-- BEGIN Data to use --
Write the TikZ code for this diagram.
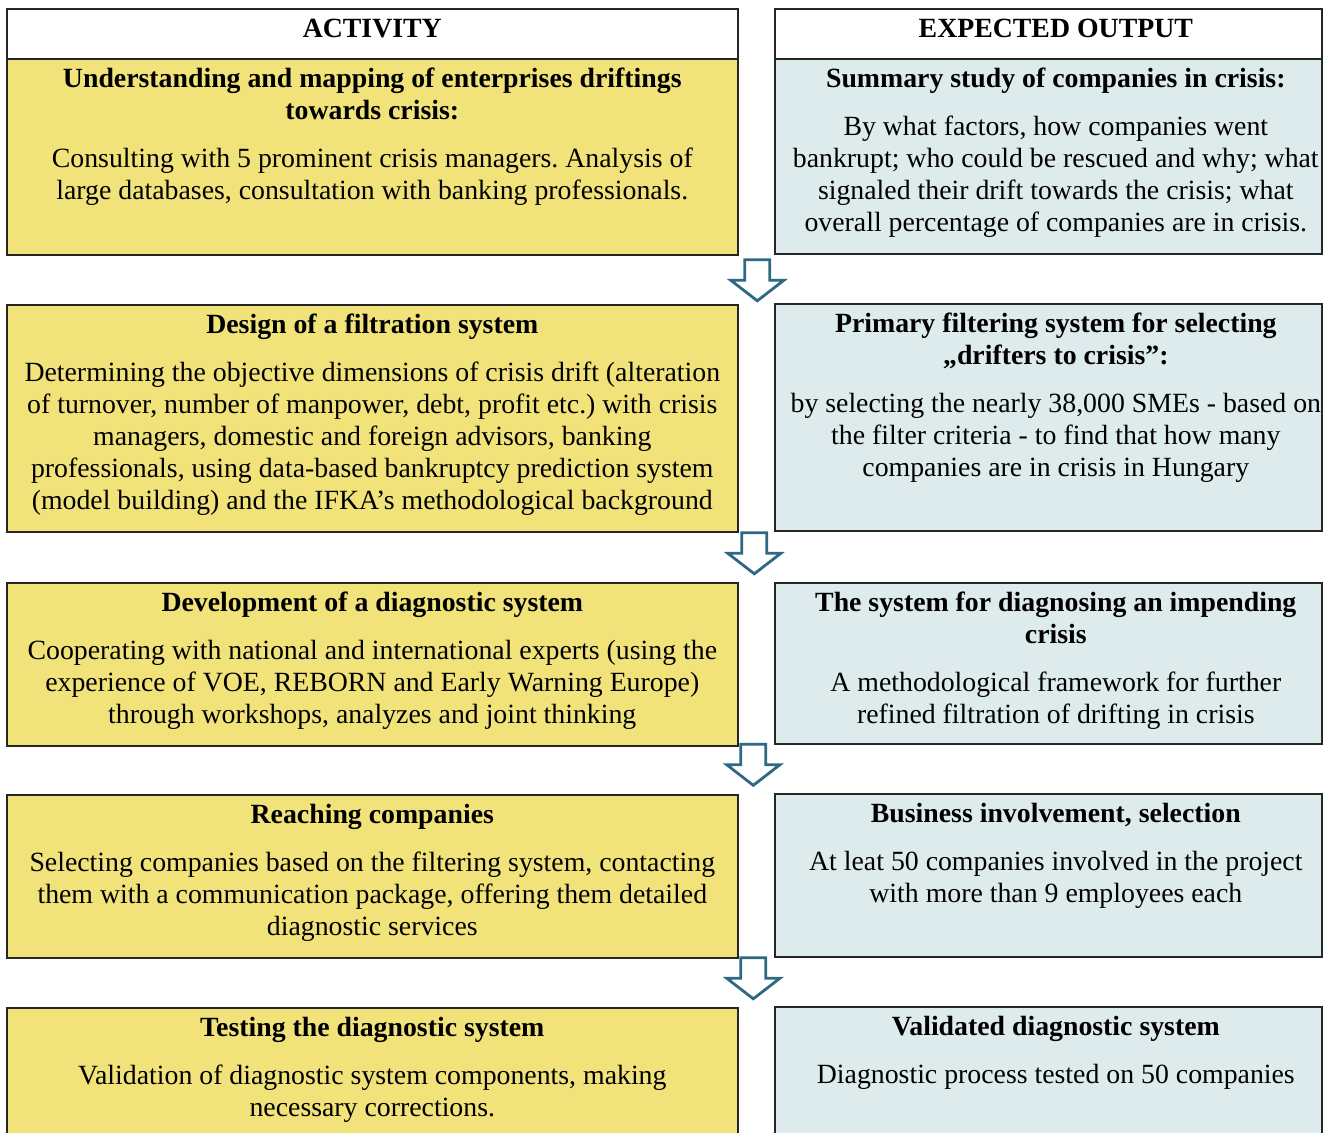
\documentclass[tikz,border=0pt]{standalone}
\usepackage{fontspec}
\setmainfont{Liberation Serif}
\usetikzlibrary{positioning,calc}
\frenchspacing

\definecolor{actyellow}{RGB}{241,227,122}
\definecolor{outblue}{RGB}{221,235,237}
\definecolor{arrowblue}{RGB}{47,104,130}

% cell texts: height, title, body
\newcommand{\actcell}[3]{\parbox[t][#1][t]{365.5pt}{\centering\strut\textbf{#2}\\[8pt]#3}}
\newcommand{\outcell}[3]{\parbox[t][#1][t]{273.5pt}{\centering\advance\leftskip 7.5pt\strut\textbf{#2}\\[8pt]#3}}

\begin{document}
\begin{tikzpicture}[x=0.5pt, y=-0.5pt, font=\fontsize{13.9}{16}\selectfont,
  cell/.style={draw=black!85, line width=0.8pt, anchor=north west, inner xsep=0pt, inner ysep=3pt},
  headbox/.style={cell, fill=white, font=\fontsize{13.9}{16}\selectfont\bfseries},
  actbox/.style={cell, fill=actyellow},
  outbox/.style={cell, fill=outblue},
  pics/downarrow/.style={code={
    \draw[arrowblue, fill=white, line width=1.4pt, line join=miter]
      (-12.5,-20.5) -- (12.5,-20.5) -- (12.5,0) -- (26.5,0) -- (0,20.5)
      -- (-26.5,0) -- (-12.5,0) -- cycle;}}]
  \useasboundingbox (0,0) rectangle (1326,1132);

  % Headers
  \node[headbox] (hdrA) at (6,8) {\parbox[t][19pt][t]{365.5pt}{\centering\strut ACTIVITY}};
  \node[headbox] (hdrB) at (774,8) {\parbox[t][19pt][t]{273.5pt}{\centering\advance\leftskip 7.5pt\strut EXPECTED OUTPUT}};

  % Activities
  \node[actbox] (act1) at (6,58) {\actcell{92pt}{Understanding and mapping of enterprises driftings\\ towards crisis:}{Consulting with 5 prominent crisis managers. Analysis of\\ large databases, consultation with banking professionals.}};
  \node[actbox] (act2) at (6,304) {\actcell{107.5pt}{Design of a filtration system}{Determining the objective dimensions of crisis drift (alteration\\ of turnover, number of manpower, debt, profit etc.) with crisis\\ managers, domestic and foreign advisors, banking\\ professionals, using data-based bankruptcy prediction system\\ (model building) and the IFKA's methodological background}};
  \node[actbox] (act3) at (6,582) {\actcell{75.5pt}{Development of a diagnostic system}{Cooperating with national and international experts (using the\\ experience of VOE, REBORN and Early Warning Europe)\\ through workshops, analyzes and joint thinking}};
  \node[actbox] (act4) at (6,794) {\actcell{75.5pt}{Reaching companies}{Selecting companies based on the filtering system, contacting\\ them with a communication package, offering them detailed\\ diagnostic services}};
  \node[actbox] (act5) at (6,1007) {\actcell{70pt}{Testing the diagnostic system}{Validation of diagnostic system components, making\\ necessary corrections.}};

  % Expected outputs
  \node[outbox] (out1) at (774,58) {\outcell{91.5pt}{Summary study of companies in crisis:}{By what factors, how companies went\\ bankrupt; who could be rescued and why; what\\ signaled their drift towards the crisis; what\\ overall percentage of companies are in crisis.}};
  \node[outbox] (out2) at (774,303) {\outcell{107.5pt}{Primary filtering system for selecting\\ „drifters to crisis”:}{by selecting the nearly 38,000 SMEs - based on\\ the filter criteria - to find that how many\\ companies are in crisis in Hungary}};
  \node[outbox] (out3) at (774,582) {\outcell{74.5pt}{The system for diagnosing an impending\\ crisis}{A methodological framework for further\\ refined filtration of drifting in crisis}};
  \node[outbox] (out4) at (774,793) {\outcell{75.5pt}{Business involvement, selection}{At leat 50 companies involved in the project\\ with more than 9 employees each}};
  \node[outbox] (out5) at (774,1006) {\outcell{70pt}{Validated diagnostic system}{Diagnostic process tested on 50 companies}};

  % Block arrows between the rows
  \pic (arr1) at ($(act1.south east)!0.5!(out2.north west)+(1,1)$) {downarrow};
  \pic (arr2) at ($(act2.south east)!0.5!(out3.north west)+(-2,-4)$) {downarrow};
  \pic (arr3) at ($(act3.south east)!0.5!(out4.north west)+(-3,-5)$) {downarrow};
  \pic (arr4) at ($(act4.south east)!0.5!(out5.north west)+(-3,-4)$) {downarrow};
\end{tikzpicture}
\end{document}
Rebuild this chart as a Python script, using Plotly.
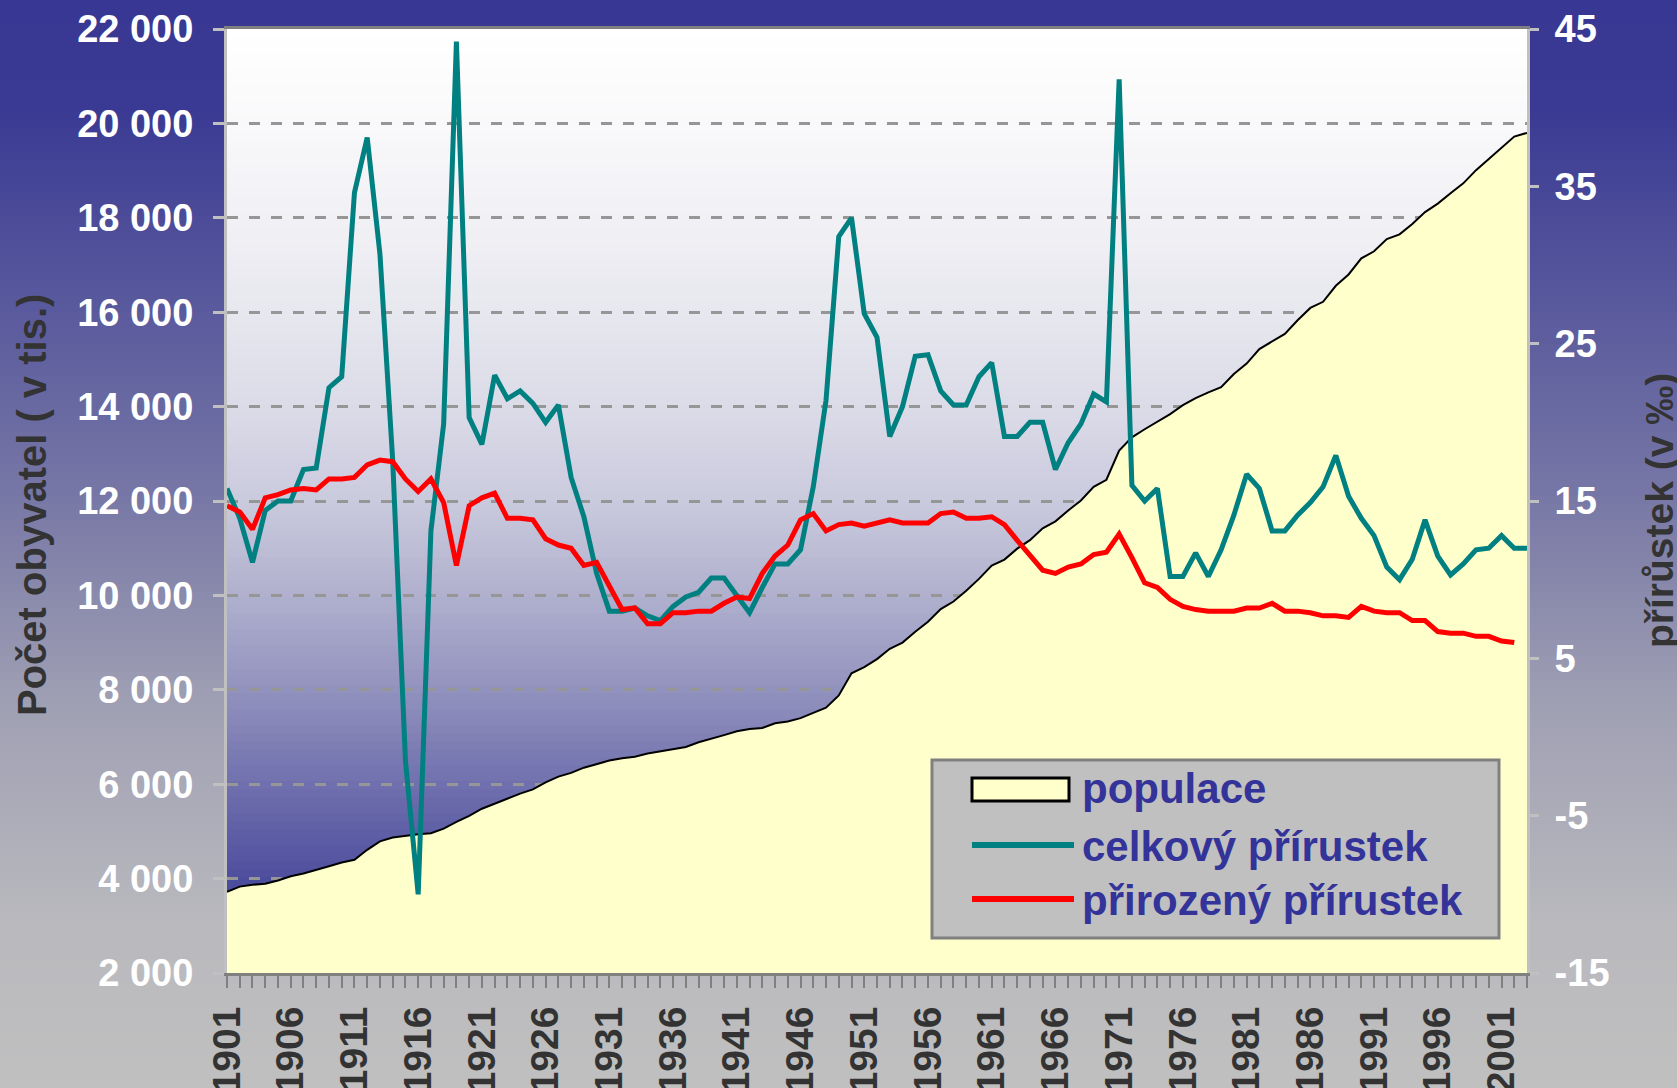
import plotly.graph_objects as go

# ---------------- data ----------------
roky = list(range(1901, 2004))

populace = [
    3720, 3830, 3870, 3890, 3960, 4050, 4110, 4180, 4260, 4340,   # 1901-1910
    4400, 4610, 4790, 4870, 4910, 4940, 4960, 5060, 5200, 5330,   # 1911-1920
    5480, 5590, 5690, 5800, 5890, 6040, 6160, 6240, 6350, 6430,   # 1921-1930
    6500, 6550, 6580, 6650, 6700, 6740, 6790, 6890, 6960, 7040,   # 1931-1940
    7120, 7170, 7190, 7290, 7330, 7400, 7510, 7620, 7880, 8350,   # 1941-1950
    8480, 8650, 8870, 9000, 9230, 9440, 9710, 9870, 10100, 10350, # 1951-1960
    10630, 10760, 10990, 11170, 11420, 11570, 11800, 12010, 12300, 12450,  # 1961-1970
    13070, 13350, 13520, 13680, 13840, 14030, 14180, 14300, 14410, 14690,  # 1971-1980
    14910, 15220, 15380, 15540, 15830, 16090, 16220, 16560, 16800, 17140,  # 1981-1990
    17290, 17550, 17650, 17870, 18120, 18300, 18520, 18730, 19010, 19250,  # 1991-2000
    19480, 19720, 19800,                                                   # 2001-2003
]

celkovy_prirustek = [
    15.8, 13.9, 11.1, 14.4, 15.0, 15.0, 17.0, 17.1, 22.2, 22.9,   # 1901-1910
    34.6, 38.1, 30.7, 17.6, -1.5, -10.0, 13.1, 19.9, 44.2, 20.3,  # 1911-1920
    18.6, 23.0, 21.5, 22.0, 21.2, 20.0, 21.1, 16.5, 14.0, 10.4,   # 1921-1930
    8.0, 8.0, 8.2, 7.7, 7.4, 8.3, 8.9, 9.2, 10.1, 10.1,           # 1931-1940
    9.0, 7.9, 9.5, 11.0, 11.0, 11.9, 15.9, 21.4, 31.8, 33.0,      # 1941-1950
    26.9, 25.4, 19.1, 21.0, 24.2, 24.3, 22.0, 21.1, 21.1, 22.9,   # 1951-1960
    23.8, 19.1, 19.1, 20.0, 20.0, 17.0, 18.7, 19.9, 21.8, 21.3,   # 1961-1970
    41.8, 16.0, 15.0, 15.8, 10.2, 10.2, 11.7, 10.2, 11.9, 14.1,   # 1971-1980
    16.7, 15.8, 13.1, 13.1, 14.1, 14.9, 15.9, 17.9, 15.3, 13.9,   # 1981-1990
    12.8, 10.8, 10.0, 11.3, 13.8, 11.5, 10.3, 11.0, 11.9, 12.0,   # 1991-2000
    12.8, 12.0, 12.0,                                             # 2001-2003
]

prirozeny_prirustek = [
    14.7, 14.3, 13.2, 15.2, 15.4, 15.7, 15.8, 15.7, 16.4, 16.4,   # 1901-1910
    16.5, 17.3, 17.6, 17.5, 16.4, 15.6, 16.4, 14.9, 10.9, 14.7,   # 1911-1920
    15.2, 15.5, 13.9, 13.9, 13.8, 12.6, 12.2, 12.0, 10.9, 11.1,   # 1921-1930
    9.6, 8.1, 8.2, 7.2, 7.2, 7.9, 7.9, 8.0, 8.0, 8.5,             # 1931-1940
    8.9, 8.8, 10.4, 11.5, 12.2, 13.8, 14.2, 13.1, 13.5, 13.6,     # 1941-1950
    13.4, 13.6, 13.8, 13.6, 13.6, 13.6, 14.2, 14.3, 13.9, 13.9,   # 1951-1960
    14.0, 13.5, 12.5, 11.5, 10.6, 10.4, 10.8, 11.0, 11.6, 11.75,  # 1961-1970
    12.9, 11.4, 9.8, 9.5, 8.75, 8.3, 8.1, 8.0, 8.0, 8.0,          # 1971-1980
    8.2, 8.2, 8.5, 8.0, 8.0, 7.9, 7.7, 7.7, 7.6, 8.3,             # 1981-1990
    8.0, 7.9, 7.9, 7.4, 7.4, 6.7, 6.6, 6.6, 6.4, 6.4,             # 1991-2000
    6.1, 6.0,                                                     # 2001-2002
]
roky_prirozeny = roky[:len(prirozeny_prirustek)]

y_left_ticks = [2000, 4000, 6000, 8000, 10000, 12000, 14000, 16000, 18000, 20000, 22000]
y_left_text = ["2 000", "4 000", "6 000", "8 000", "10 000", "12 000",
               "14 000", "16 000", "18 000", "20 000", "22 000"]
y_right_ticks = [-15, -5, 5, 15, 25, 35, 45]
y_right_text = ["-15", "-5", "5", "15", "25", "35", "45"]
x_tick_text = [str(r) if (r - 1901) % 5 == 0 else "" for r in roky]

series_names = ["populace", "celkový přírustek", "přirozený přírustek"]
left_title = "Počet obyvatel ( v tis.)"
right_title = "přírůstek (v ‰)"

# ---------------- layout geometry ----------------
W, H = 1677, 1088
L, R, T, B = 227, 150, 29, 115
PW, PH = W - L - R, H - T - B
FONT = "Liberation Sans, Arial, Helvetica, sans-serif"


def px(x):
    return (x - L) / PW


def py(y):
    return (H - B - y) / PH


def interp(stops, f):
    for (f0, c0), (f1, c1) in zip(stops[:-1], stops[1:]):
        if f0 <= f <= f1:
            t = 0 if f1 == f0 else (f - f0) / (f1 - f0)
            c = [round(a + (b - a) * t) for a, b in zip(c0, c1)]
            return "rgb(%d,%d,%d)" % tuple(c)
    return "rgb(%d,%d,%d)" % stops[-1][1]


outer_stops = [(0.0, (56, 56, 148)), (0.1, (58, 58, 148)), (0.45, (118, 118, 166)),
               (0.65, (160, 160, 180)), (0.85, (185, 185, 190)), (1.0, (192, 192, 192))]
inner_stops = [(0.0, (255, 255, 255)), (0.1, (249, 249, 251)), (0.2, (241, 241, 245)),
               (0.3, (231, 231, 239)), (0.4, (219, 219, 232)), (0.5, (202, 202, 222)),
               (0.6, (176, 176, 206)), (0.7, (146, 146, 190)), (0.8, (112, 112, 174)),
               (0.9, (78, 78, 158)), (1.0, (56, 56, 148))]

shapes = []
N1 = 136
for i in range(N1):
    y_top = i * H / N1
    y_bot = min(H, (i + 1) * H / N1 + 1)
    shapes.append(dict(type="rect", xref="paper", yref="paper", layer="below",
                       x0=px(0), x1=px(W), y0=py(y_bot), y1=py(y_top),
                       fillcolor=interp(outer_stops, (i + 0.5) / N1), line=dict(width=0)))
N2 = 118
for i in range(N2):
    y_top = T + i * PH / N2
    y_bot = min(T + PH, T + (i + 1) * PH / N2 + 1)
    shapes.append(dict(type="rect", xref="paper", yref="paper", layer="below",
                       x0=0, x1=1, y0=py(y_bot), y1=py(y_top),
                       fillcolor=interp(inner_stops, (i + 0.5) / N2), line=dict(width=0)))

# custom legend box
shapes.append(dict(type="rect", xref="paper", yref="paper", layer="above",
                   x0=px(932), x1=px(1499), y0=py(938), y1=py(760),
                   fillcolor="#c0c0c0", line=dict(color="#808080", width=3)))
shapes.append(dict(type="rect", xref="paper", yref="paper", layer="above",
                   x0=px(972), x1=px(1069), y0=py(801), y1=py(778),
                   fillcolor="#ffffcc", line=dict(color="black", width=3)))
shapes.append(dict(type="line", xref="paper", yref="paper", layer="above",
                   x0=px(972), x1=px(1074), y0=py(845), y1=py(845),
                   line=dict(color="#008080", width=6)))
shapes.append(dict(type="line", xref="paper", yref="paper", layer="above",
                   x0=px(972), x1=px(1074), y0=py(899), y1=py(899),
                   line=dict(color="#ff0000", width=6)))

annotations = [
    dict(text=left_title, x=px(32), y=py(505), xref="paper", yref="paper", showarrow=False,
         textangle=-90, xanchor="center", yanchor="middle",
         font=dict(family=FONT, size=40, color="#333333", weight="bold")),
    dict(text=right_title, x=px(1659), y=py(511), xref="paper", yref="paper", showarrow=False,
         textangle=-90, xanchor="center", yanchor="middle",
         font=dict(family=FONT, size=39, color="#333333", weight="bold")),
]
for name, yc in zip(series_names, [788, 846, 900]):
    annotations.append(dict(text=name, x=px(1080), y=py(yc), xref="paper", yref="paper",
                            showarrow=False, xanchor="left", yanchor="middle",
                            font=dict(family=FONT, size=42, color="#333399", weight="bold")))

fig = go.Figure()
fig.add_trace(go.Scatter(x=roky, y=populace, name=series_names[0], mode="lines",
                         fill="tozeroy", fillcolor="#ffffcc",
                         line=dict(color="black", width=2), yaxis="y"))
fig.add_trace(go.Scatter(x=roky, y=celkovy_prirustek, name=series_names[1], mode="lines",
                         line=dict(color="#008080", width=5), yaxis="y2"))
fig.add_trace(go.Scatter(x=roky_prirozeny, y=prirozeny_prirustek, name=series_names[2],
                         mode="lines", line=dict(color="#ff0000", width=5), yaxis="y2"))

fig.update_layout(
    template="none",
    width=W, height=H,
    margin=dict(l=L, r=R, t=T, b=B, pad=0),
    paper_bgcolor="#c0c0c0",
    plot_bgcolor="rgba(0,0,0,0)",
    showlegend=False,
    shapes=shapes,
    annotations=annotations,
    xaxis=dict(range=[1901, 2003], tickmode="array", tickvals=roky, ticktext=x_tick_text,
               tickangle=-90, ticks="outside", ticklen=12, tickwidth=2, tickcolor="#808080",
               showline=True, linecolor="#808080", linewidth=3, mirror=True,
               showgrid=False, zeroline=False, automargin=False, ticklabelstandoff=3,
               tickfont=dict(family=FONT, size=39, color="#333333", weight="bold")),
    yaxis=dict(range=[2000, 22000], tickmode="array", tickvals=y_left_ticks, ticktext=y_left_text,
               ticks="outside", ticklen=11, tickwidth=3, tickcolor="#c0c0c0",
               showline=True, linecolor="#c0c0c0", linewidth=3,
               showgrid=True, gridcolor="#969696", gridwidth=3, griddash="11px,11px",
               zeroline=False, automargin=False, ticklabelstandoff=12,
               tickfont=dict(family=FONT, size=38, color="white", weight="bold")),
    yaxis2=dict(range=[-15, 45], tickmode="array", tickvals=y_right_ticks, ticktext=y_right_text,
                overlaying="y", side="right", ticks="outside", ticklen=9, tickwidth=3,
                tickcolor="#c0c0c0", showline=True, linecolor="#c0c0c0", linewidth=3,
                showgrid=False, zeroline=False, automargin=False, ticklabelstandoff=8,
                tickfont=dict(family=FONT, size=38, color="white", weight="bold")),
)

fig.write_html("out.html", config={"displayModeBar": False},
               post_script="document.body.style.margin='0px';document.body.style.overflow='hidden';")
-- END Data to use --
[Set problem]:
For the material above, give again only the lines starting at the line that contains "Rebuild this chart" and ending at the line that contains "roky = list(range(1901, 2004))". Pictures do not belong in the copy.

[Exercise response]:
Rebuild this chart as a Python script, using Plotly.
import plotly.graph_objects as go

# ---------------- data ----------------
roky = list(range(1901, 2004))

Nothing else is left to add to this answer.